Given instruction.
All the data must come back unchanged, except that pictures are left out.

——

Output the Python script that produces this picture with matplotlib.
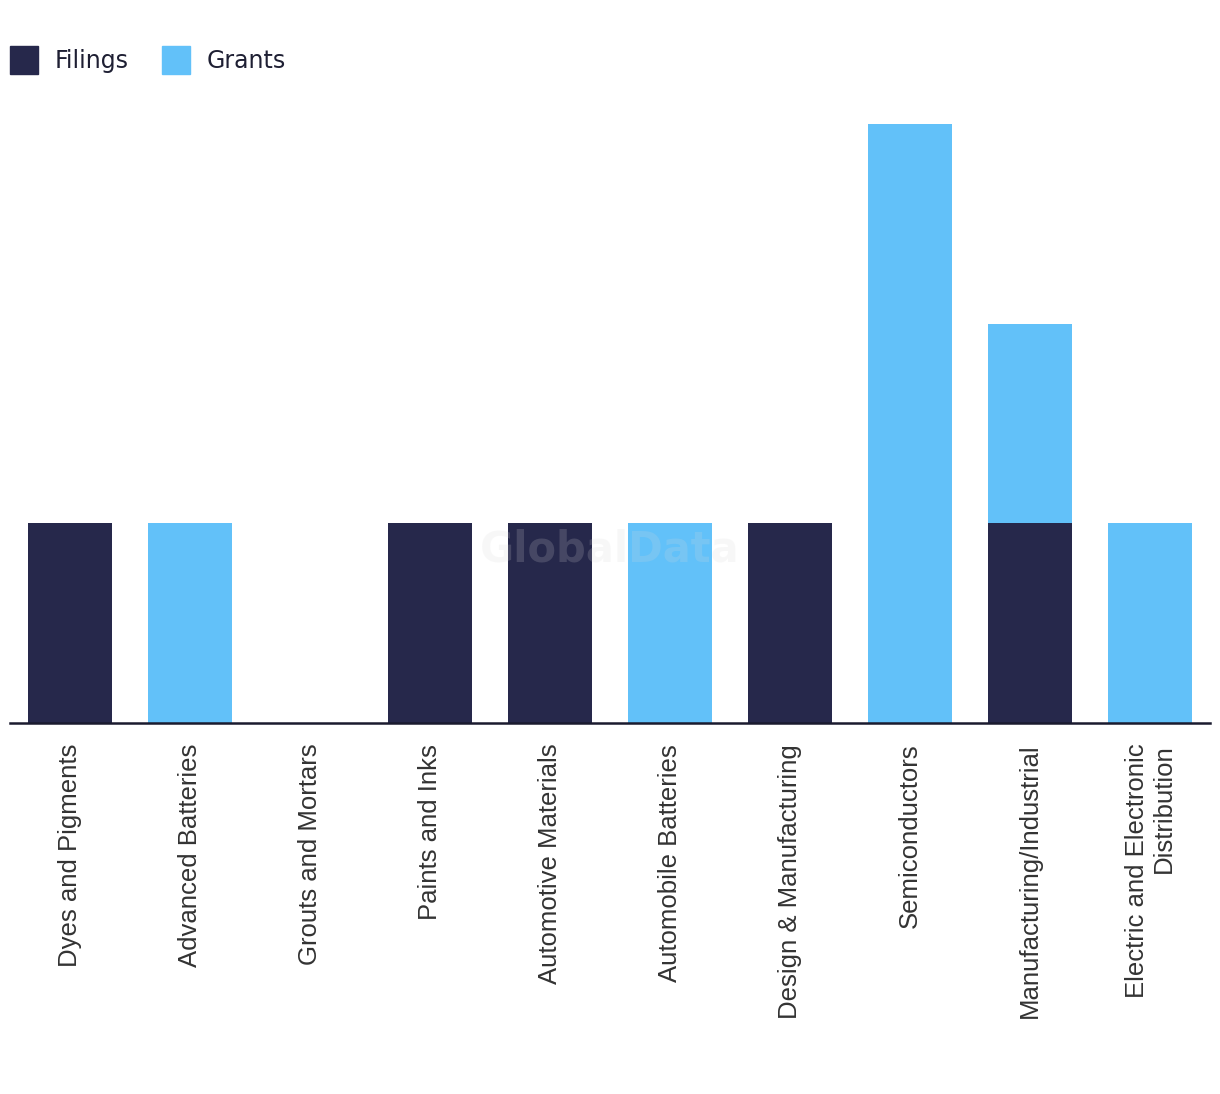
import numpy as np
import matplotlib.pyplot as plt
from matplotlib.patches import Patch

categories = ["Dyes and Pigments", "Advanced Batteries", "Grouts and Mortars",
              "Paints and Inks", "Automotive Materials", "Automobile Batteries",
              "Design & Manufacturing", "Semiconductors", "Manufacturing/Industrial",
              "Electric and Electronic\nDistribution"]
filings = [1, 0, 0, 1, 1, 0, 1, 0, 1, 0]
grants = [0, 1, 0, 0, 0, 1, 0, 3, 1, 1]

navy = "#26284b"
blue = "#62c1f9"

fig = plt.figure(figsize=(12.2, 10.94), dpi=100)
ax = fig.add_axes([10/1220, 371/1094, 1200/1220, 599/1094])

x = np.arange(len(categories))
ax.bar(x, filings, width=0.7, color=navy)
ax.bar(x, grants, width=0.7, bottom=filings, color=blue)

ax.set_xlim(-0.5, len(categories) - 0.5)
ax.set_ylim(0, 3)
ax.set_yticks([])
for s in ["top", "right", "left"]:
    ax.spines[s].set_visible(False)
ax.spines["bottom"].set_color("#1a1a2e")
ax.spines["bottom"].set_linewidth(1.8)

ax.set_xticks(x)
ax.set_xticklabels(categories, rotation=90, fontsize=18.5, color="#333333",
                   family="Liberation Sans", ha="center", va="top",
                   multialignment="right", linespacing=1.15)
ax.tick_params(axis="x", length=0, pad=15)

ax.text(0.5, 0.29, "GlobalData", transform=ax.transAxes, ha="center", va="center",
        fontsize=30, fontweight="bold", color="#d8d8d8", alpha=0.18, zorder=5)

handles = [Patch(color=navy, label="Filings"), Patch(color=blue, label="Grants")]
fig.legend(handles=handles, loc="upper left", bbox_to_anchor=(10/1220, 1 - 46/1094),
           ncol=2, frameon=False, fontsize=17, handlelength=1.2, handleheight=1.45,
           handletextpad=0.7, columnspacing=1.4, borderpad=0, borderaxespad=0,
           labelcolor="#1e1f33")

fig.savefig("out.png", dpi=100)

——

Result of this exercise.
Output the Python script that produces this picture with matplotlib.
import numpy as np
import matplotlib.pyplot as plt
from matplotlib.patches import Patch

categories = ["Dyes and Pigments", "Advanced Batteries", "Grouts and Mortars",
              "Paints and Inks", "Automotive Materials", "Automobile Batteries",
              "Design & Manufacturing", "Semiconductors", "Manufacturing/Industrial",
              "Electric and Electronic\nDistribution"]
filings = [1, 0, 0, 1, 1, 0, 1, 0, 1, 0]
grants = [0, 1, 0, 0, 0, 1, 0, 3, 1, 1]

navy = "#26284b"
blue = "#62c1f9"

fig = plt.figure(figsize=(12.2, 10.94), dpi=100)
ax = fig.add_axes([10/1220, 371/1094, 1200/1220, 599/1094])

x = np.arange(len(categories))
ax.bar(x, filings, width=0.7, color=navy)
ax.bar(x, grants, width=0.7, bottom=filings, color=blue)

ax.set_xlim(-0.5, len(categories) - 0.5)
ax.set_ylim(0, 3)
ax.set_yticks([])
for s in ["top", "right", "left"]:
    ax.spines[s].set_visible(False)
ax.spines["bottom"].set_color("#1a1a2e")
ax.spines["bottom"].set_linewidth(1.8)

ax.set_xticks(x)
ax.set_xticklabels(categories, rotation=90, fontsize=18.5, color="#333333",
                   family="Liberation Sans", ha="center", va="top",
                   multialignment="right", linespacing=1.15)
ax.tick_params(axis="x", length=0, pad=15)

ax.text(0.5, 0.29, "GlobalData", transform=ax.transAxes, ha="center", va="center",
        fontsize=30, fontweight="bold", color="#d8d8d8", alpha=0.18, zorder=5)

handles = [Patch(color=navy, label="Filings"), Patch(color=blue, label="Grants")]
fig.legend(handles=handles, loc="upper left", bbox_to_anchor=(10/1220, 1 - 46/1094),
           ncol=2, frameon=False, fontsize=17, handlelength=1.2, handleheight=1.45,
           handletextpad=0.7, columnspacing=1.4, borderpad=0, borderaxespad=0,
           labelcolor="#1e1f33")

fig.savefig("out.png", dpi=100)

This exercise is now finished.